Friday, May 2, 2014

Did humans kill off Neanderthals?

Making the case for human/Neanderthal equality. 

Sometime in the late Pleistocene period, humans and Neanderthals are believed to have lived together. Only one species still exists, and people who study human pre-history have battled for decades over the reasons why.

One of the more popular theories is that modern humans migrating out of Africa killed off the Neanderthal, because the humans were cognitively and technologically superior. Authors of a new study, however, say this theory is built on a false premise, and that there is no archaeological evidence to back it up. They say that Neanderthal extinction was more nuanced, possibly involving climate change, male sterility, and interbreeding with encroaching cousins from Africa.

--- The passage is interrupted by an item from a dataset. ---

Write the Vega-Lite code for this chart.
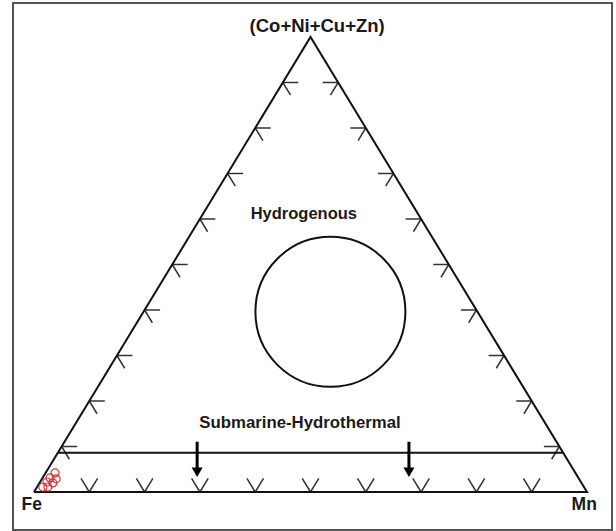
{
  "$schema": "https://vega.github.io/schema/vega-lite/v6.json",
  "width": 599,
  "height": 527,
  "autosize": {"type": "none"},
  "padding": {"left": 13, "top": 3, "right": 4, "bottom": 1},
  "background": "white",
  "config": {
    "view": {"stroke": "#555555", "strokeWidth": 2},
    "axis": {"domain": false, "grid": false, "ticks": false, "labels": false, "title": null}
  },
  "datasets": {
    "triangle": [
      {"x": 0, "y": 0, "o": 1},
      {"x": 50, "y": 100, "o": 2},
      {"x": 100, "y": 0, "o": 3},
      {"x": 0, "y": 0, "o": 4}
    ],
    "ticks": [
      {"x": 5, "y": 10, "x2": 7.8, "y2": 10}, {"x": 5, "y": 10, "x2": 6.4, "y2": 7.2},
      {"x": 10, "y": 20, "x2": 12.8, "y2": 20}, {"x": 10, "y": 20, "x2": 11.4, "y2": 17.2},
      {"x": 15, "y": 30, "x2": 17.8, "y2": 30}, {"x": 15, "y": 30, "x2": 16.4, "y2": 27.2},
      {"x": 20, "y": 40, "x2": 22.8, "y2": 40}, {"x": 20, "y": 40, "x2": 21.4, "y2": 37.2},
      {"x": 25, "y": 50, "x2": 27.8, "y2": 50}, {"x": 25, "y": 50, "x2": 26.4, "y2": 47.2},
      {"x": 30, "y": 60, "x2": 32.8, "y2": 60}, {"x": 30, "y": 60, "x2": 31.4, "y2": 57.2},
      {"x": 35, "y": 70, "x2": 37.8, "y2": 70}, {"x": 35, "y": 70, "x2": 36.4, "y2": 67.2},
      {"x": 40, "y": 80, "x2": 42.8, "y2": 80}, {"x": 40, "y": 80, "x2": 41.4, "y2": 77.2},
      {"x": 45, "y": 90, "x2": 47.8, "y2": 90}, {"x": 45, "y": 90, "x2": 46.4, "y2": 87.2},
      {"x": 95, "y": 10, "x2": 92.2, "y2": 10}, {"x": 95, "y": 10, "x2": 93.6, "y2": 7.2},
      {"x": 90, "y": 20, "x2": 87.2, "y2": 20}, {"x": 90, "y": 20, "x2": 88.6, "y2": 17.2},
      {"x": 85, "y": 30, "x2": 82.2, "y2": 30}, {"x": 85, "y": 30, "x2": 83.6, "y2": 27.2},
      {"x": 80, "y": 40, "x2": 77.2, "y2": 40}, {"x": 80, "y": 40, "x2": 78.6, "y2": 37.2},
      {"x": 75, "y": 50, "x2": 72.2, "y2": 50}, {"x": 75, "y": 50, "x2": 73.6, "y2": 47.2},
      {"x": 70, "y": 60, "x2": 67.2, "y2": 60}, {"x": 70, "y": 60, "x2": 68.6, "y2": 57.2},
      {"x": 65, "y": 70, "x2": 62.2, "y2": 70}, {"x": 65, "y": 70, "x2": 63.6, "y2": 67.2},
      {"x": 60, "y": 80, "x2": 57.2, "y2": 80}, {"x": 60, "y": 80, "x2": 58.6, "y2": 77.2},
      {"x": 55, "y": 90, "x2": 52.2, "y2": 90}, {"x": 55, "y": 90, "x2": 53.6, "y2": 87.2},
      {"x": 10, "y": 0, "x2": 8.5, "y2": 3}, {"x": 10, "y": 0, "x2": 11.5, "y2": 3},
      {"x": 20, "y": 0, "x2": 18.5, "y2": 3}, {"x": 20, "y": 0, "x2": 21.5, "y2": 3},
      {"x": 30, "y": 0, "x2": 28.5, "y2": 3}, {"x": 30, "y": 0, "x2": 31.5, "y2": 3},
      {"x": 40, "y": 0, "x2": 38.5, "y2": 3}, {"x": 40, "y": 0, "x2": 41.5, "y2": 3},
      {"x": 50, "y": 0, "x2": 48.5, "y2": 3}, {"x": 50, "y": 0, "x2": 51.5, "y2": 3},
      {"x": 60, "y": 0, "x2": 58.5, "y2": 3}, {"x": 60, "y": 0, "x2": 61.5, "y2": 3},
      {"x": 70, "y": 0, "x2": 68.5, "y2": 3}, {"x": 70, "y": 0, "x2": 71.5, "y2": 3},
      {"x": 80, "y": 0, "x2": 78.5, "y2": 3}, {"x": 80, "y": 0, "x2": 81.5, "y2": 3},
      {"x": 90, "y": 0, "x2": 88.5, "y2": 3}, {"x": 90, "y": 0, "x2": 91.5, "y2": 3}
    ],
    "boundary": [
      {"x": 4.32, "y": 8.64, "x2": 95.68, "y2": 8.64}
    ],
    "shafts": [
      {"x": 29.5, "y": 11.05, "x2": 29.5, "y2": 5.0},
      {"x": 67.8, "y": 11.05, "x2": 67.8, "y2": 5.0}
    ],
    "heads": [
      {"x": 29.5, "y": 4.35},
      {"x": 67.8, "y": 4.35}
    ],
    "field": [
      {"x": 53.6, "y": 39.6, "label": "Hydrogenous field"}
    ],
    "samples": [
      {"x": 3.8, "y": 4.2},
      {"x": 2.9, "y": 3.1},
      {"x": 4.0, "y": 2.9},
      {"x": 2.35, "y": 2.2},
      {"x": 3.4, "y": 2.0},
      {"x": 1.6, "y": 1.1},
      {"x": 2.5, "y": 1.1}
    ],
    "labels": [
      {"x": 51.2, "y": 102.5, "text": "(Co+Ni+Cu+Zn)", "size": 18.5},
      {"x": 48.8, "y": 61.1, "text": "Hydrogenous", "size": 16.5},
      {"x": 48.1, "y": 15.2, "text": "Submarine-Hydrothermal", "size": 16.8},
      {"x": -0.4, "y": -2.86, "text": "Fe", "size": 17.5},
      {"x": 99.5, "y": -2.86, "text": "Mn", "size": 17.5}
    ]
  },
  "layer": [
    {
      "data": {"name": "ticks"},
      "mark": {"type": "rule", "stroke": "#333333", "strokeWidth": 1.5},
      "encoding": {
        "x": {"field": "x", "type": "quantitative", "scale": {"domain": [-3.797, 104.52], "nice": false, "zero": false}, "axis": null},
        "y": {"field": "y", "type": "quantitative", "scale": {"domain": [-8.35, 107.47], "nice": false, "zero": false}, "axis": null},
        "x2": {"field": "x2"},
        "y2": {"field": "y2"}
      }
    },
    {
      "data": {"name": "triangle"},
      "mark": {"type": "line", "stroke": "#111111", "strokeWidth": 2, "strokeJoin": "miter"},
      "encoding": {
        "x": {"field": "x", "type": "quantitative", "scale": {"domain": [-3.797, 104.52], "nice": false, "zero": false}, "axis": null},
        "y": {"field": "y", "type": "quantitative", "scale": {"domain": [-8.35, 107.47], "nice": false, "zero": false}, "axis": null},
        "order": {"field": "o", "type": "quantitative"}
      }
    },
    {
      "data": {"name": "boundary"},
      "mark": {"type": "rule", "stroke": "#111111", "strokeWidth": 2},
      "encoding": {
        "x": {"field": "x", "type": "quantitative", "scale": {"domain": [-3.797, 104.52], "nice": false, "zero": false}, "axis": null},
        "y": {"field": "y", "type": "quantitative", "scale": {"domain": [-8.35, 107.47], "nice": false, "zero": false}, "axis": null},
        "x2": {"field": "x2"},
        "y2": {"field": "y2"}
      }
    },
    {
      "data": {"name": "shafts"},
      "mark": {"type": "rule", "stroke": "#000000", "strokeWidth": 3},
      "encoding": {
        "x": {"field": "x", "type": "quantitative", "scale": {"domain": [-3.797, 104.52], "nice": false, "zero": false}, "axis": null},
        "y": {"field": "y", "type": "quantitative", "scale": {"domain": [-8.35, 107.47], "nice": false, "zero": false}, "axis": null},
        "x2": {"field": "x2"},
        "y2": {"field": "y2"}
      }
    },
    {
      "data": {"name": "heads"},
      "mark": {"type": "point", "shape": "triangle-down", "filled": true, "fill": "#000000", "stroke": null, "size": 121, "opacity": 1},
      "encoding": {
        "x": {"field": "x", "type": "quantitative", "scale": {"domain": [-3.797, 104.52], "nice": false, "zero": false}, "axis": null},
        "y": {"field": "y", "type": "quantitative", "scale": {"domain": [-8.35, 107.47], "nice": false, "zero": false}, "axis": null}
      }
    },
    {
      "data": {"name": "field"},
      "mark": {"type": "point", "shape": "circle", "filled": false, "stroke": "#111111", "strokeWidth": 2, "size": 22500, "opacity": 1},
      "encoding": {
        "x": {"field": "x", "type": "quantitative", "scale": {"domain": [-3.797, 104.52], "nice": false, "zero": false}, "axis": null},
        "y": {"field": "y", "type": "quantitative", "scale": {"domain": [-8.35, 107.47], "nice": false, "zero": false}, "axis": null}
      }
    },
    {
      "data": {"name": "samples"},
      "mark": {"type": "point", "shape": "circle", "filled": false, "stroke": "#d23a3a", "strokeWidth": 1.2, "size": 64, "opacity": 1},
      "encoding": {
        "x": {"field": "x", "type": "quantitative", "scale": {"domain": [-3.797, 104.52], "nice": false, "zero": false}, "axis": null},
        "y": {"field": "y", "type": "quantitative", "scale": {"domain": [-8.35, 107.47], "nice": false, "zero": false}, "axis": null}
      }
    },
    {
      "data": {"name": "labels"},
      "mark": {"type": "text", "font": "Liberation Sans", "fontWeight": "bold", "fill": "#1a1a1a", "align": "center", "baseline": "middle"},
      "encoding": {
        "x": {"field": "x", "type": "quantitative", "scale": {"domain": [-3.797, 104.52], "nice": false, "zero": false}, "axis": null},
        "y": {"field": "y", "type": "quantitative", "scale": {"domain": [-8.35, 107.47], "nice": false, "zero": false}, "axis": null},
        "text": {"field": "text"},
        "size": {"field": "size", "type": "quantitative", "scale": null}
      }
    }
  ]
}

Co-authors Paula Villa and Wil Roebroeks, respectively of the University of Colorado and Leiden University in the Netherlands, surveyed over 368 peer-reviewed papers, theses, and books. They believe the result is the most complete survey of archaeological evidence about Neanderthals compiled to date.

“There had been people who examined this particular aspect, but there has not been a systematic review like we have done,” Villa told Quartz. The reason, she says, is because many publications are in different languages: She and her co-author had to translate papers from French, German, Italian, Spanish, and Portuguese to compile their research.

“No other ancient people have aroused more controversy and confusion over the last century and a half than have the Neanderthals,” writes Daniel O’Neil, professor emeritus of anthropology at Palomar College in California. With that in mind, here is what we know about one of our closest dead relatives.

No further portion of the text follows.